Cuando llego a casa, meto toda la ropa en una bolsa para lavar, y me ducho, dejando que el agua se lleve todo lo que se ha depositado en mi piel durante las horas de trabajo en la consulta. Pero después del ritual de limpieza externa, me doy cuenta de que hay otras historias que se han ido depositando en mí, y como llegan adentro, no se van, ni si quiera con un exhaustivo lavado con agua y jabón.

Y es que, a pesar de que en consulta de urgencias la relación con el paciente es más breve, sí que se percibe mucho del temor, de la situación en su familia, en su hogar… Tenemos protocolos establecidos para saber discriminar mejor quiénes pueden volver a casa, y quiénes es mejor que se controlen más de cerca. Pero no los hay para acoger sus preocupaciones, su dolor por la pérdida de seres queridos, la gestión de su enfermedad en el entorno familiar (cuando el aislamiento no es tan posible), las despedidas entre parejas, padres e hijos, hermanos… No sirve el tacto, y tampoco la calidez, te sabes frío, protegido tras los equipos (necesarios): guantes, mascarillas, gorro, gafas, bata…

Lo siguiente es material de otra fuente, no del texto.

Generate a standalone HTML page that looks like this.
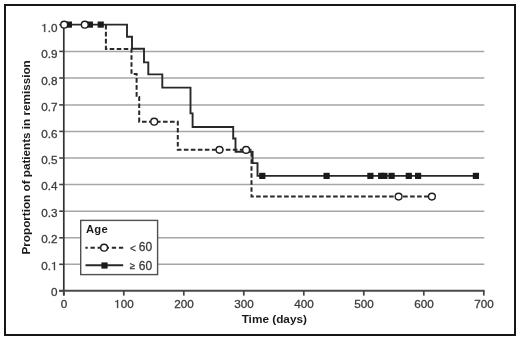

Por eso pido que mis ojos digan. Pido al Señor que sea capaz de mirar como Él en medio de todo esto. Que mi mirada acoja y abrace. Y que sepa transmitir el agradecimiento por lo que me he ido encontrando, personas pacientes, que tras horas de espera dan las gracias, que escuchan y aceptan.

Hay momentos malos, de mucha carga. Situaciones complejas, como compleja es la vida. Pero cuando llego a casa y hago todo el ritual, que el agua y jabón no se lleve sus vidas, para que cuando la superficie esté limpia, lo esencial se mantenga, y esos rostros con su historia, se conviertan en sagrado con el gesto.